Seamer-turned-spinner Karamat Ali guides Pakistan to U19 Asia Cup final
SHARJAH // Pakistan might have stumbled on a future international leg-spinner of substance after he was told to give up fast-bowling because he was too short.
At approximately 1.68 metres, Karamat Ali is hardly the most vertically challenged player ever to pick up a cricket ball, but he is no Mohammad Irfan, either.
He wanted to become a pace bowler when he first took up the sport but was quickly advised by those in the know to try something else on account of his lack of inches.
It was sage advice, on this evidence. Having swapped to wrist-spin, the 17-year-old resident of Lahore marked himself as a slow-bowler of rare potential by taking 16 wickets in four matches so far in the Under 19 Asia Cup.
Thursday’s five-wicket haul against Afghanistan, his second five-for of the week, included a treble, and sent Pakistan into Saturday’s final against India.
“None of my family played cricket, but my parents were very keen for me to do well and encouraged me a lot,” Karamat said.
“Earlier, I was a fast bowler, but I was guided by my club coaches to go and bowl leg-breaks.”

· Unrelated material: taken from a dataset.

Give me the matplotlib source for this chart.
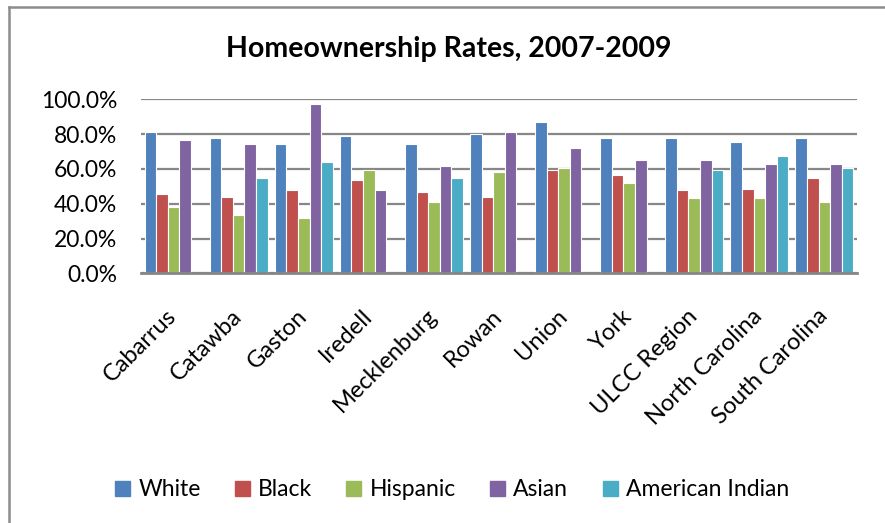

That he happened on this skill after having been counselled off pace-bowling stunned Ali Zia, the Pakistan U19 team manager.

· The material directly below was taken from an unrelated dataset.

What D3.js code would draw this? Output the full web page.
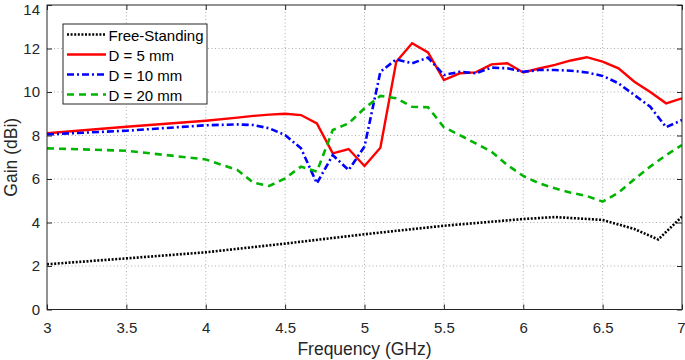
<!DOCTYPE html>
<html lang="en">
<head>
    <meta charset="UTF-8">
    <title>Gain vs Frequency</title>
    <script src="https://d3js.org/d3.v7.min.js"></script>
    <style>
        body { margin: 0; background: #fff; }
        text { font-family: "Liberation Sans", Arial, sans-serif; }
    </style>
</head>
<body>
<script>
    // frequency samples (GHz)
    const freqFine = [3.0, 3.5, 4.0, 4.5, 5.0, 5.5, 6.0, 6.2, 6.5, 6.7, 6.85, 7.0];
    const freeStanding = [2.08, 2.35, 2.63, 3.03, 3.46, 3.85, 4.16, 4.25, 4.12, 3.7, 3.22, 4.27];

    const freq = [3.0, 3.5, 4.0, 4.2, 4.3, 4.4, 4.5, 4.6, 4.7, 4.8, 4.9, 5.0, 5.1, 5.2, 5.3, 5.4,
        5.5, 5.6, 5.7, 5.8, 5.9, 6.0, 6.1, 6.2, 6.3, 6.4, 6.5, 6.6, 6.7, 6.8, 6.9, 7.0];
    const d5 = [8.1, 8.4, 8.68, 8.82, 8.9, 8.96, 9.0, 8.94, 8.56, 7.18, 7.38, 6.6, 7.44, 11.39, 12.24, 11.82,
        10.55, 10.86, 10.9, 11.27, 11.32, 10.9, 11.08, 11.25, 11.45, 11.6, 11.4, 11.09, 10.47, 10.0, 9.48, 9.71];
    const d10 = [8.05, 8.22, 8.47, 8.51, 8.48, 8.33, 8.02, 7.41, 5.8, 7.1, 6.41, 7.49, 10.93, 11.5, 11.32, 11.58,
        10.78, 10.93, 10.86, 11.12, 11.09, 10.93, 11.01, 11.01, 10.98, 10.9, 10.74, 10.4, 9.86, 9.32, 8.38, 8.71];
    const d20 = [7.41, 7.3, 6.9, 6.41, 5.83, 5.68, 6.03, 6.57, 6.34, 8.25, 8.56, 9.25, 9.82, 9.71, 9.32, 9.3,
        8.38, 8.02, 7.64, 7.26, 6.64, 6.14, 5.8, 5.57, 5.37, 5.22, 4.96, 5.37, 5.99, 6.57, 7.1, 7.56];

    const xTicks = [3, 3.5, 4, 4.5, 5, 5.5, 6, 6.5, 7];
    const yTicks = [0, 2, 4, 6, 8, 10, 12, 14];

    const series = [
        {name: "Free-Standing", x: freqFine, y: freeStanding, color: "#000", width: 2.6, dash: "2,1.6"},
        {name: "D = 5 mm", x: freq, y: d5, color: "#ff0000", width: 2.4, dash: null},
        {name: "D = 10 mm", x: freq, y: d10, color: "#0000ff", width: 2.6, dash: "7,3,2,3"},
        {name: "D = 20 mm", x: freq, y: d20, color: "#00b400", width: 2.6, dash: "7,5"}
    ];

    const width = 685, height = 360;
    const pLeft = 47, pRight = 682, pTop = 5, pBottom = 309.5;

    const x = d3.scaleLinear().domain([3, 7]).range([pLeft, pRight]);
    const y = d3.scaleLinear().domain([0, 14]).range([pBottom, pTop]);

    const svg = d3.select("body").append("svg")
        .attr("width", width)
        .attr("height", height);

    // grid
    svg.append("g")
        .selectAll("line")
        .data(xTicks.slice(1, -1))
        .join("line")
        .attr("x1", d => x(d)).attr("x2", d => x(d))
        .attr("y1", pTop).attr("y2", pBottom)
        .attr("stroke", "#999").attr("stroke-width", 0.8)
        .attr("stroke-dasharray", "1,2.5");
    svg.append("g")
        .selectAll("line")
        .data(yTicks.slice(1, -1))
        .join("line")
        .attr("x1", pLeft).attr("x2", pRight)
        .attr("y1", d => y(d)).attr("y2", d => y(d))
        .attr("stroke", "#999").attr("stroke-width", 0.8)
        .attr("stroke-dasharray", "1,2.5");

    // lines
    const line = d3.line().x(d => x(d[0])).y(d => y(d[1]));
    svg.append("defs").append("clipPath").attr("id", "plot")
        .append("rect").attr("x", pLeft).attr("y", pTop)
        .attr("width", pRight - pLeft).attr("height", pBottom - pTop);
    series.forEach(s => {
        svg.append("path")
            .datum(d3.zip(s.x, s.y))
            .attr("clip-path", "url(#plot)")
            .attr("fill", "none")
            .attr("stroke", s.color)
            .attr("stroke-width", s.width)
            .attr("stroke-dasharray", s.dash)
            .attr("d", line);
    });

    // axes
    const tickStyle = g => {
        g.select(".domain").remove();
        g.selectAll("line").attr("stroke", "#262626");
        g.selectAll("text").attr("font-size", 15).attr("fill", "#262626");
    };
    const xAxis = svg.append("g")
        .attr("transform", `translate(0,${pBottom})`)
        .call(d3.axisBottom(x).tickValues(xTicks).tickFormat(d3.format("")).tickSizeInner(-5).tickPadding(12.5))
        .call(tickStyle);
    // keep the last label inside the page edge
    xAxis.selectAll(".tick text").filter(d => d === 7)
        .attr("text-anchor", "end").attr("x", 3);
    svg.append("g")
        .attr("transform", `translate(0,${pTop})`)
        .call(d3.axisTop(x).tickValues(xTicks).tickFormat("").tickSizeInner(-5))
        .call(tickStyle);
    const yAxis = svg.append("g")
        .attr("transform", `translate(${pLeft},0)`)
        .call(d3.axisLeft(y).tickValues(yTicks).tickSizeInner(-5).tickPadding(7))
        .call(tickStyle);
    yAxis.selectAll(".tick text").filter(d => d === 14)
        .attr("dy", "0.62em");
    svg.append("g")
        .attr("transform", `translate(${pRight},0)`)
        .call(d3.axisRight(y).tickValues(yTicks).tickFormat("").tickSizeInner(-5))
        .call(tickStyle);

    svg.append("rect")
        .attr("x", pLeft).attr("y", pTop)
        .attr("width", pRight - pLeft).attr("height", pBottom - pTop)
        .attr("fill", "none").attr("stroke", "#262626").attr("stroke-width", 1);

    // axis labels
    svg.append("text")
        .attr("x", (pLeft + pRight) / 2).attr("y", 355)
        .attr("text-anchor", "middle")
        .attr("font-size", 17.5).attr("fill", "#262626")
        .text("Frequency (GHz)");
    svg.append("text")
        .attr("transform", `translate(16.5,${(pTop + pBottom) / 2}) rotate(-90)`)
        .attr("text-anchor", "middle")
        .attr("font-size", 17.5).attr("fill", "#262626")
        .text("Gain (dBi)");

    // legend
    const lg = svg.append("g").attr("transform", "translate(63,24)");
    lg.append("rect")
        .attr("width", 144).attr("height", 80)
        .attr("fill", "#fff").attr("stroke", "#262626").attr("stroke-width", 1);
    series.forEach((s, i) => {
        const yy = 10.5 + i * 20;
        lg.append("line")
            .attr("x1", 4).attr("x2", 43)
            .attr("y1", yy).attr("y2", yy)
            .attr("stroke", s.color)
            .attr("stroke-width", s.width)
            .attr("stroke-dasharray", s.dash);
        lg.append("text")
            .attr("x", 45.5).attr("y", yy + 6)
            .attr("font-size", 15).attr("fill", "#000")
            .text(s.name);
    });
</script>
</body>
</html>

“It seems amazing to me, because leg-spin is one of those arts you do naturally; it can’t be taught,” Zia said. “He must have a good mentality to bowl leg-spin other than in the nets. I think it was good advice by whoever it was who told him to start bowling leg-breaks.”

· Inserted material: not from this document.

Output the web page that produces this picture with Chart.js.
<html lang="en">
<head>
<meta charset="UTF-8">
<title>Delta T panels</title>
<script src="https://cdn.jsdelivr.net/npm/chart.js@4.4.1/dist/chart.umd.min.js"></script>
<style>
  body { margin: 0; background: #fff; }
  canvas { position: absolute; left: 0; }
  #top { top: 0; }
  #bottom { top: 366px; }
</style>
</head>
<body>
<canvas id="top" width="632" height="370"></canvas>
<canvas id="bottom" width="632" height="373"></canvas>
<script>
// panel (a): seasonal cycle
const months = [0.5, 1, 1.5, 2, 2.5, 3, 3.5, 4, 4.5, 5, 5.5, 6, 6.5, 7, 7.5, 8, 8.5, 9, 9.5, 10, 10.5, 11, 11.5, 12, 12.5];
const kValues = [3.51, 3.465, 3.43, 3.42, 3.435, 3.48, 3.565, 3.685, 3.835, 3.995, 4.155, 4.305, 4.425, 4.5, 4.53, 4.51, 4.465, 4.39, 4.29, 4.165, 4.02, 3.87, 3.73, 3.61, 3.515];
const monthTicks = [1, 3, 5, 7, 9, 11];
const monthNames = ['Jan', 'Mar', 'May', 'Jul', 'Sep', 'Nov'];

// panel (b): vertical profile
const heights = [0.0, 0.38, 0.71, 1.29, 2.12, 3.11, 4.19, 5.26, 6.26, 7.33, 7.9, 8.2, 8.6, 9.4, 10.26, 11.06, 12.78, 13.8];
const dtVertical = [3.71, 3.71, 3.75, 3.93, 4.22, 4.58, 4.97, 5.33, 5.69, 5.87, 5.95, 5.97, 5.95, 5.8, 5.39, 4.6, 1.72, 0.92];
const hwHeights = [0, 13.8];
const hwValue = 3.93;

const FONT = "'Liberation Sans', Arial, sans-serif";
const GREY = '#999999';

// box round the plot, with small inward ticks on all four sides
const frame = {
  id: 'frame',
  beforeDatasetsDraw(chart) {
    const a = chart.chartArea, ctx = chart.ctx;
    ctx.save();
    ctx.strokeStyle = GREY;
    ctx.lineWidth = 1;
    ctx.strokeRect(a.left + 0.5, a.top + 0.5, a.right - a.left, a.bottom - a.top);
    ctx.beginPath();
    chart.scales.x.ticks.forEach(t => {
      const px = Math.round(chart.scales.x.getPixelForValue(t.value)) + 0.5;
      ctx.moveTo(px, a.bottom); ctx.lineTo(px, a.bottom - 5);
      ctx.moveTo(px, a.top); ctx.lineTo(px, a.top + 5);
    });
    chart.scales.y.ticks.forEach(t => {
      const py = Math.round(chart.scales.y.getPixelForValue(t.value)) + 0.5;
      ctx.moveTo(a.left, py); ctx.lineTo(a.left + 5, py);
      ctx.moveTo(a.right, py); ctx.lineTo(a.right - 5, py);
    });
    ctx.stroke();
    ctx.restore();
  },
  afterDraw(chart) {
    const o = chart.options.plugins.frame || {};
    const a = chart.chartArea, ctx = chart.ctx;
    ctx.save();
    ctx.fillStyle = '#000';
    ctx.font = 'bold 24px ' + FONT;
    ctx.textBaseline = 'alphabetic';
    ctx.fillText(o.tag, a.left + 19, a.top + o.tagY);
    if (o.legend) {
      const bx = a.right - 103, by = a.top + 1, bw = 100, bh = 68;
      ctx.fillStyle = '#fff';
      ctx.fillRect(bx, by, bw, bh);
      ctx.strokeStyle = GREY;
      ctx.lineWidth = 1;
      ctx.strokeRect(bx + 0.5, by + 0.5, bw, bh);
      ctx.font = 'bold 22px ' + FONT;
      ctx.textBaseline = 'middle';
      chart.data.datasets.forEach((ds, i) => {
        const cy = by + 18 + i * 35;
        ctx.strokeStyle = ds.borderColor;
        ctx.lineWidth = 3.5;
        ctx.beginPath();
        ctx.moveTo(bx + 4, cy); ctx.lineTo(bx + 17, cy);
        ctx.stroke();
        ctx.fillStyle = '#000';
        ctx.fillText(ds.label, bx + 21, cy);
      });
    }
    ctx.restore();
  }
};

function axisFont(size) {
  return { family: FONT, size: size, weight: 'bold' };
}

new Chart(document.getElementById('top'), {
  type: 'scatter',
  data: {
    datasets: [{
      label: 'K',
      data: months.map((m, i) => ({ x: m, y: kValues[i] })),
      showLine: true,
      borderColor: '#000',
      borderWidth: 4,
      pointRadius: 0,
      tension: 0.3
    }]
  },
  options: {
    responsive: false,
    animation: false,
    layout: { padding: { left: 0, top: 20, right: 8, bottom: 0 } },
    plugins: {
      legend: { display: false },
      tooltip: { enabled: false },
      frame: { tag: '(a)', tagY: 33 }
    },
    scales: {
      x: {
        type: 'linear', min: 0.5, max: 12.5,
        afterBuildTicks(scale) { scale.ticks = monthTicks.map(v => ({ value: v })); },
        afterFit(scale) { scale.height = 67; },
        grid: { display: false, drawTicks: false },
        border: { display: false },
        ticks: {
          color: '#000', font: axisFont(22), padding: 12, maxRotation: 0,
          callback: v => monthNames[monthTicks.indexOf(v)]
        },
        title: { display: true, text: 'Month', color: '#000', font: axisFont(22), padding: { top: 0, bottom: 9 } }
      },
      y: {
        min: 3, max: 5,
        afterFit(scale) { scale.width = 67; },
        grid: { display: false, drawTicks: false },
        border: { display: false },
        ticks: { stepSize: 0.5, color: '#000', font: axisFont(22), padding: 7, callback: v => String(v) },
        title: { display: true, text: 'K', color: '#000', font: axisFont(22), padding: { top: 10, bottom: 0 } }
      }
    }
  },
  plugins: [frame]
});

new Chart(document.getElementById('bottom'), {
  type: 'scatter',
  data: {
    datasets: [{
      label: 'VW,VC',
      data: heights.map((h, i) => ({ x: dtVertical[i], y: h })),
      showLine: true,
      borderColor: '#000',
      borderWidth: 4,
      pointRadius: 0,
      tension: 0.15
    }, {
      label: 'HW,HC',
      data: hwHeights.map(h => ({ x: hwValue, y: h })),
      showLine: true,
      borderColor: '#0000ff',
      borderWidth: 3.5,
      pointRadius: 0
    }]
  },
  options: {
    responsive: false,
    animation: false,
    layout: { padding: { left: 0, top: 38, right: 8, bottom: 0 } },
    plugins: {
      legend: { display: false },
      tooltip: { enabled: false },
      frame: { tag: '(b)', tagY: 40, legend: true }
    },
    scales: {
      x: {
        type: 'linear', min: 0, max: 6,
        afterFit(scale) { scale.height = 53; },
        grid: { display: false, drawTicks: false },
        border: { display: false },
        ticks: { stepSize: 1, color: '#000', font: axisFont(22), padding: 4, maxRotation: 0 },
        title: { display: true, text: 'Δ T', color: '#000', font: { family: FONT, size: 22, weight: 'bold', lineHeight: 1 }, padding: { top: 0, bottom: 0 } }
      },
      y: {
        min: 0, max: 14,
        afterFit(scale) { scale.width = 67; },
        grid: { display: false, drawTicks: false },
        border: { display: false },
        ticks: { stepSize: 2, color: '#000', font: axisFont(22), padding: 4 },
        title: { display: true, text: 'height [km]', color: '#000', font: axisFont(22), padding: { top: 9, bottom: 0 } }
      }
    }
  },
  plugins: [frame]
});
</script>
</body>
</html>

Admittedly, of Karamat’s five wickets in the two-wicket victory over the Afghans, three were caught on the boundary rope.
However, he had more than earned those morsels of luck, given the amount of times he had gone past either the inside or outside edge over the course of the innings.
The hat-trick ball encapsulated his excellence, bewitching Sayed Shirzad with a perfectly pitched googly to the extent the Afghan batsman did not even realise he had been bowled.
Karamat’s success here belies the fact he had not featured in the national team’s selection plans at the start of last year, missing a competitive trip to England. He forced his way into the tour party to the UAE by weight of wickets in the national U19 competition, and has become the most-valuable member of the bowling attack since arriving here.
“I wasn’t selected in the tour to England, but I have worked very hard to get where I am,” he said.
“I want our team to do well, and I want to help my team win this Asia Cup. After that, we want to go on and play well here in the World Cup for Pakistan U19.
“Then my objective is eventually is to go and play for the senior team. Whenever I play for Pakistan, I want to win matches for my country.”
His side are managing to do that. The win over Afghanistan meant they are unbeaten in 18 games at this level.
How they are maintaining that record sometimes feels like a mystery, though.
For the second time in three days, they reached an apparently unassailable position, only to stumble across the winning line with just two wickets and a handful of deliveries to spare.
Sami Aslam, their captain, was again the leading light with the bat, making 75, but his side only just survived after losing four wickets for 14 runs near the end.